OFF-layer Branches of ON Cone Bipolar Cells in Early Retinal Degeneration

This abstract was presented today, April 8th at the 2019 Association for Research in Vision and Opthalmology (ARVO) meetings in Vancouver, Canada by Jessica C. Garcia, Rebecca L. Pfeiffer, Crystal L. Sigulinsky, James R. Anderson, Daniel P. Emrich, Jeebika Dahal, Hope Morrison, Kevin D. Rapp, Jia-Hui Yang, Carl B. Watt, Mineo Kondo, Hiroko Terasaki, Robert E. Marc and Bryan W. Jones.

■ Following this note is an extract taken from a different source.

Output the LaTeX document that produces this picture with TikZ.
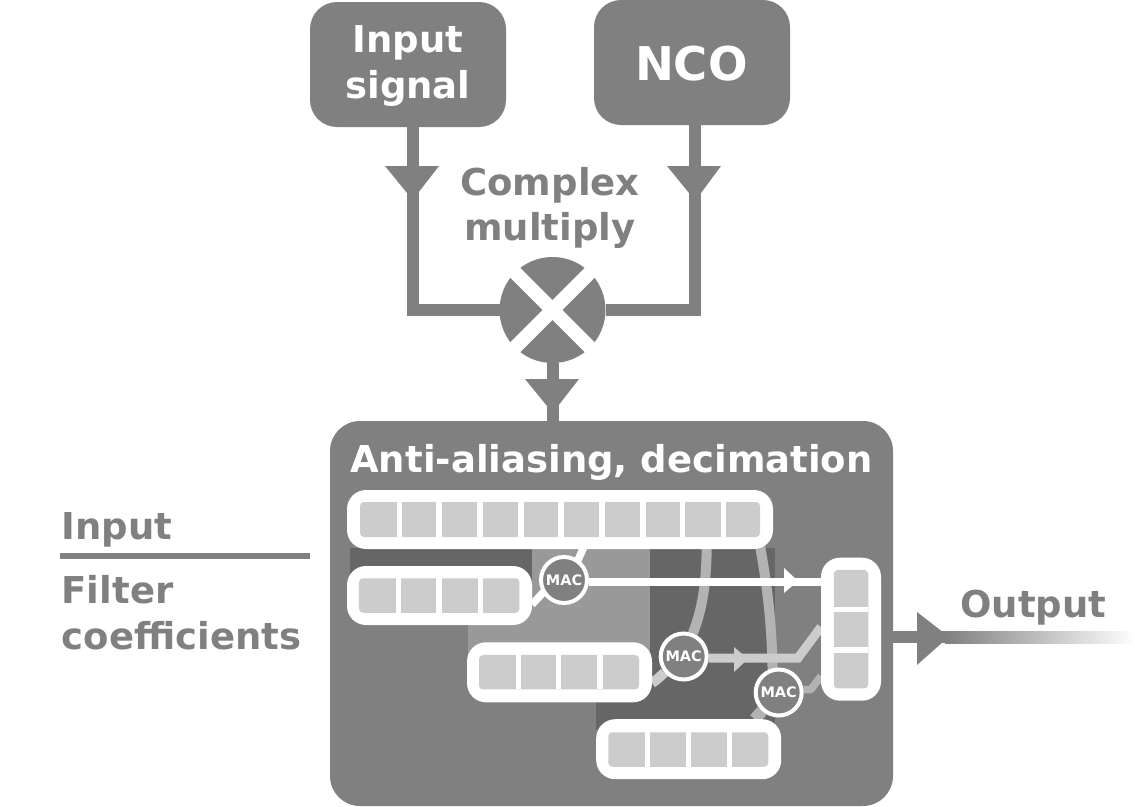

Full resolution version here.

Purpose: Cone bipolar cells are customarily classified into superclasses of ON (ON-BCs) and OFF (OFF-BCs). ON or OFF specialization is further segregated by stratification within the inner plexiform layer. Retinal degeneration induces negative plasticity termed remodeling, that includes aberrant neurite extension from multiple cell types (rewiring) and ON-BCs switching their glutamate receptors to match that of OFF-BCs (reprogramming). Previous analysis in healthy retina shows that ON-BCs can make small ribbon synapses in the descending axon or, less frequently, simple single branch projections in the OFF layer. What impact remodeling has on these OFF-layer branches is unknown. In this study, we compare OFF branches from ON-BCs in a connectome of early retinal degeneration (RPC1) to our healthy retinal connectome (RC1).

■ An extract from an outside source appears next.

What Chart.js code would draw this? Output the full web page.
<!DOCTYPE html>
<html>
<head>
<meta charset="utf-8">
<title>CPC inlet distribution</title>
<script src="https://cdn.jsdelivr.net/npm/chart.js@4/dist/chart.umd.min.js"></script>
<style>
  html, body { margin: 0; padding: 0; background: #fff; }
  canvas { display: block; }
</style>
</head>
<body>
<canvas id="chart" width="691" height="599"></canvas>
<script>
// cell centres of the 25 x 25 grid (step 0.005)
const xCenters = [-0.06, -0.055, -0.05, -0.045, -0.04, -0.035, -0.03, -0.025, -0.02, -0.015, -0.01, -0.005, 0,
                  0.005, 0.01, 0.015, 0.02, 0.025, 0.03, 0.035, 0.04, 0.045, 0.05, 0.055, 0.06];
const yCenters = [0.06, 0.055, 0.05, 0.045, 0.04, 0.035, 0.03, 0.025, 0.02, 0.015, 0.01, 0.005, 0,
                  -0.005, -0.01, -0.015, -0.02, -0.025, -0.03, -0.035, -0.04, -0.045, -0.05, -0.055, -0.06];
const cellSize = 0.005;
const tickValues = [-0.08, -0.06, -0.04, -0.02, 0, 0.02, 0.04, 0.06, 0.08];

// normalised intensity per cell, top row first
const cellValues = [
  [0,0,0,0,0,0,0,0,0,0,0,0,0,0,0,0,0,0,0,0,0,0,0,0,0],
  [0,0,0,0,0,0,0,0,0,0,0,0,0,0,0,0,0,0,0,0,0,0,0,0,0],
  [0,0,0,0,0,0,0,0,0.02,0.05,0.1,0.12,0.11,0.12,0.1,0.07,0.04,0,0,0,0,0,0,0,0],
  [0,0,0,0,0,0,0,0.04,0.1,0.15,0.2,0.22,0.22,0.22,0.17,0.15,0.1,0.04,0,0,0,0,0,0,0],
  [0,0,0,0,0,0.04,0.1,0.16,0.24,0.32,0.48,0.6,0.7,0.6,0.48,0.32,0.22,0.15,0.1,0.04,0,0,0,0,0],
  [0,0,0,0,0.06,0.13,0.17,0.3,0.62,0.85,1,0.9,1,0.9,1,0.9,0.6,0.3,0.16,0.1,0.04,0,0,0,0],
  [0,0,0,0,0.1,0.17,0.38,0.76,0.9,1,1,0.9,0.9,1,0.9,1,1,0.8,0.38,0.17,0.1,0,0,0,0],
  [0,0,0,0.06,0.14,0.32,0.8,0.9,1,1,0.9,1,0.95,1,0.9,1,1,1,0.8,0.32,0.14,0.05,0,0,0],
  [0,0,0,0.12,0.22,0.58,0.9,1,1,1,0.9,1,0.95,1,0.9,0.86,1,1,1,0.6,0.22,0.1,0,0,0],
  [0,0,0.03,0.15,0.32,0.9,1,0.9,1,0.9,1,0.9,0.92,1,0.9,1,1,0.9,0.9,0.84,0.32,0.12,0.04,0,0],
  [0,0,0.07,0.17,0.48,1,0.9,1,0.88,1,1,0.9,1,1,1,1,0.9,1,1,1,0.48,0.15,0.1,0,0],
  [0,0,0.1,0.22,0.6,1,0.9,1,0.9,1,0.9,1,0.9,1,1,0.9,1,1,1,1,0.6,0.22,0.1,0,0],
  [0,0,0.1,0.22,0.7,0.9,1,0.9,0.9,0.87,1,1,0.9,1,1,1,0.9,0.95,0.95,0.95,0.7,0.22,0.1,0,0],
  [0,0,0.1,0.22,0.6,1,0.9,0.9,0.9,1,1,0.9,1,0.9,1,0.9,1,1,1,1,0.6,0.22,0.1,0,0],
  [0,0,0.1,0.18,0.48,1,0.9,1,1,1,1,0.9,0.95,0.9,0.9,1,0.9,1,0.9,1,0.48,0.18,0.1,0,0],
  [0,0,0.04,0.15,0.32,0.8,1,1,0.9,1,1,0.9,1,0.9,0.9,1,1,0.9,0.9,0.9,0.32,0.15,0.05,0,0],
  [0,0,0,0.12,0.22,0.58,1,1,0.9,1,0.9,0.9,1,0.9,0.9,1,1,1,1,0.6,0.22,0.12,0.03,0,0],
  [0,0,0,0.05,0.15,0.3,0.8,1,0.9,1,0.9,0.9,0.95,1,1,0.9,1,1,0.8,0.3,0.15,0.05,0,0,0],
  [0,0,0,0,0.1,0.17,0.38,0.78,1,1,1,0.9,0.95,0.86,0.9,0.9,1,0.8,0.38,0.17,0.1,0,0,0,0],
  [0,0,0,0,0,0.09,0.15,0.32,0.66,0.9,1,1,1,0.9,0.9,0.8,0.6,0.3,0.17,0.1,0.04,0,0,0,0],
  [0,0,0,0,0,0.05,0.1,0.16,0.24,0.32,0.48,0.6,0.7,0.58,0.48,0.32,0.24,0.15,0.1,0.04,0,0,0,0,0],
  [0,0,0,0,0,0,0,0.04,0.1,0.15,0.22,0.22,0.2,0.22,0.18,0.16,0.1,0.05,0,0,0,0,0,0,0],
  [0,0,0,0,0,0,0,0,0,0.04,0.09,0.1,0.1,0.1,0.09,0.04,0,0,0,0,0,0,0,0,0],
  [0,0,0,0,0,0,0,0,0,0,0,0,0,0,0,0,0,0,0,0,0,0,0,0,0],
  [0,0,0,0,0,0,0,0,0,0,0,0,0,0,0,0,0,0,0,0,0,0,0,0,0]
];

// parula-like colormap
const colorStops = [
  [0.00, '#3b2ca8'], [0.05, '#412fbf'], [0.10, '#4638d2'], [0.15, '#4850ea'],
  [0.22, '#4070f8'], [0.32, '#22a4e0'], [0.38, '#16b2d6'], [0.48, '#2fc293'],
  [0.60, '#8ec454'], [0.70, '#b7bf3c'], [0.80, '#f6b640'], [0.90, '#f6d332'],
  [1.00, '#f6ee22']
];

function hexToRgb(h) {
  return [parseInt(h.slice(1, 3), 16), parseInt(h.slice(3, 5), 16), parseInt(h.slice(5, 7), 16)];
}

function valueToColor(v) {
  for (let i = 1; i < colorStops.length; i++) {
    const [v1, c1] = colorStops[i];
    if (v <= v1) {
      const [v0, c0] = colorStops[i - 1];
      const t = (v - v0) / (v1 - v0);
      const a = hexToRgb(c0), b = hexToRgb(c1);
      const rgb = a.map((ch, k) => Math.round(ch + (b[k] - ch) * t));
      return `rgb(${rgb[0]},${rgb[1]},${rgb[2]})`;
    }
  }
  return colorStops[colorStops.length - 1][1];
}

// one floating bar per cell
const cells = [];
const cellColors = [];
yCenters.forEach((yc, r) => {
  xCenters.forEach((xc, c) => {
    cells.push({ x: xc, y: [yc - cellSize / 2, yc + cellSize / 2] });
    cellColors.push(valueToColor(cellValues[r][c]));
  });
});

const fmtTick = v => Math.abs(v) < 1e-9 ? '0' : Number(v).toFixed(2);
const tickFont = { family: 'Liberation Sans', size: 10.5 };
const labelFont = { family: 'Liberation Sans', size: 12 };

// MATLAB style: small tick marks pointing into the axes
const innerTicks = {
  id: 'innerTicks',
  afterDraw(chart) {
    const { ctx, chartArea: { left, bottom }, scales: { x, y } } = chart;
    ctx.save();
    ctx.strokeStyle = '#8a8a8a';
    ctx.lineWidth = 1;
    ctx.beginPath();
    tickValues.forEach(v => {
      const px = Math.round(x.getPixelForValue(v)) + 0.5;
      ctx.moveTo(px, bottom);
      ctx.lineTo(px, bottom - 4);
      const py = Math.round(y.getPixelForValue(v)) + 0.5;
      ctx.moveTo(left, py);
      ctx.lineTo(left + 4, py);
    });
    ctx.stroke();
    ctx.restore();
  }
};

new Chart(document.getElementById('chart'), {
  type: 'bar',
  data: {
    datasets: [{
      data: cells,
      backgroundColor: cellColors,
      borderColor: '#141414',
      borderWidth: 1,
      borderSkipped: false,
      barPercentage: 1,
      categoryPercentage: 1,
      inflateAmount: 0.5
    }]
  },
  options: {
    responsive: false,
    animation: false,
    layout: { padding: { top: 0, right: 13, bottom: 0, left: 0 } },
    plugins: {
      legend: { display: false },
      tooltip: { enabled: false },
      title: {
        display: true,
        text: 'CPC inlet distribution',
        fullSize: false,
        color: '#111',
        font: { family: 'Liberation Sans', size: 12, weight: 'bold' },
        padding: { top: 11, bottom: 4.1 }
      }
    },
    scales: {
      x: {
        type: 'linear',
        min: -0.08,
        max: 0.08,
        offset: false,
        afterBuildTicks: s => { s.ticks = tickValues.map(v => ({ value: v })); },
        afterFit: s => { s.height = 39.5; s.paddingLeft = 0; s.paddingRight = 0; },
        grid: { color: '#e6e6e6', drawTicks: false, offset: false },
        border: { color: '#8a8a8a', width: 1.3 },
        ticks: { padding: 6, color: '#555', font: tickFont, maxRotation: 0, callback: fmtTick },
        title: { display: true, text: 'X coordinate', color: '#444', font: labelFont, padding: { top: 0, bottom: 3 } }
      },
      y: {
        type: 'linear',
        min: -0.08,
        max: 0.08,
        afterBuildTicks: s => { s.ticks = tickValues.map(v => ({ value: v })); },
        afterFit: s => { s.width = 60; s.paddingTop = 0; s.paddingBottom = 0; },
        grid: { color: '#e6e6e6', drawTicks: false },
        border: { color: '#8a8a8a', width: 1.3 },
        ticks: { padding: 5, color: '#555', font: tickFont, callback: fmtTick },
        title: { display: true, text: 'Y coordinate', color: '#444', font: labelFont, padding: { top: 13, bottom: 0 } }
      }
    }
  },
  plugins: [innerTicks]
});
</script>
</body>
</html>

Methods: Retinal tissues selected for RC1 and RPC1 were collected post-mortem from a 13 month old Dutch-belted healthy female rabbit and a male 10 month old transgenic P347L rabbit model of autosomal dominant retinitis pigmentosa, respectively. RPC1 shows signs of remodeling including rod outer-segment degeneration and aberrant neurite extension. Tissues were fixed in mixed aldehydes and subsequently osmicated, dehydrated, resin embedded, and sectioned at 90 nm (RC1) or 70 nm (RPC1). Sections were placed on formvar grids, stained, and imaged at 2nm/px on a JEOL JEM-1400 TEM using SerialEM software. 1 section was reserved from every 30 for Computational Molecular Phenotyping, and probed for small molecules. Both volumes were evaluated using the Viking software suite.

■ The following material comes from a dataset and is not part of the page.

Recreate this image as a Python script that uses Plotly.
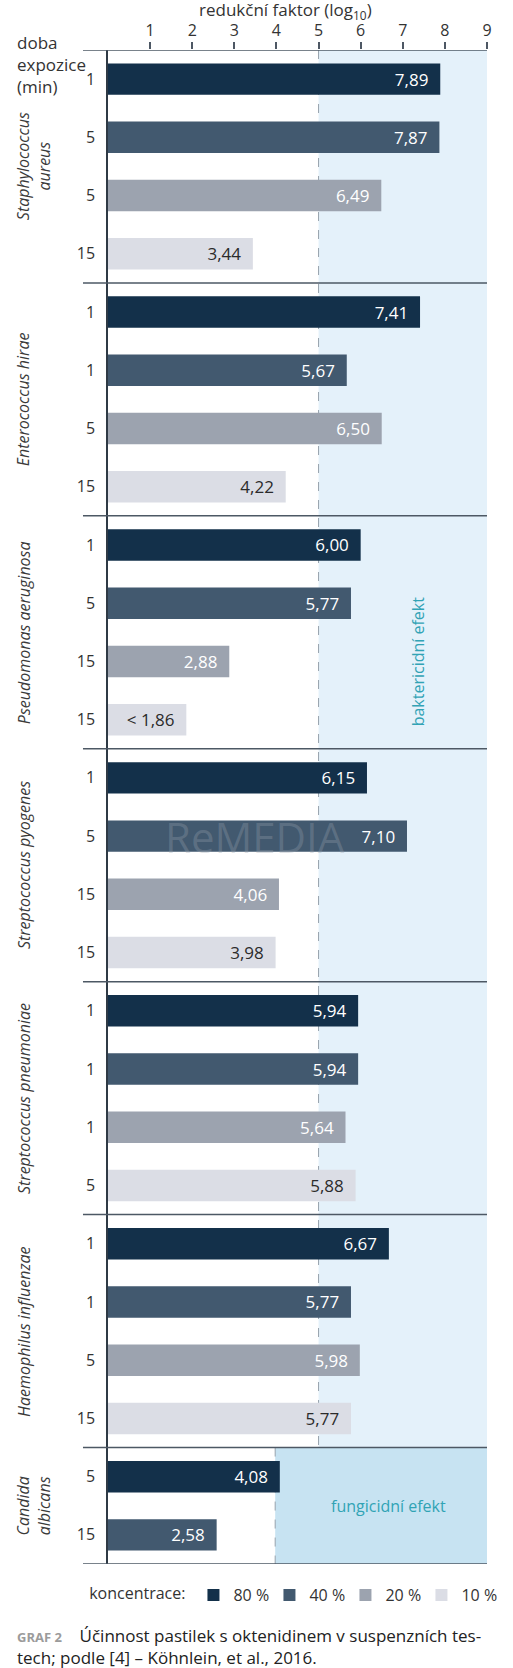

Results: Ribbons of ON-BCs formed in the OFF layer branches have been previously described to contact glycinergic amacrine cells (ACs), GABAergic ACs, ON ganglion cells, and intrinsically photosensitive ganglion cells. Initial analysis of OFF branches of ON-BCs in RPC1 demonstrate more complex branching than in RC1 and increased number of synapses on these branches. In contrast to the inconsistent OFF layer branch stratification observed in RC1, the OFF branches in RPC1 appear to stratify at a similar level. Evaluation of synaptic partners is ongoing.

Conclusions: Increased complexity and number of synapses found in the OFF branches of some ON-BCs ultimately may represent ON network corruption. Exploring synaptic partners will reveal potential network alterations in retinal degenerative disease.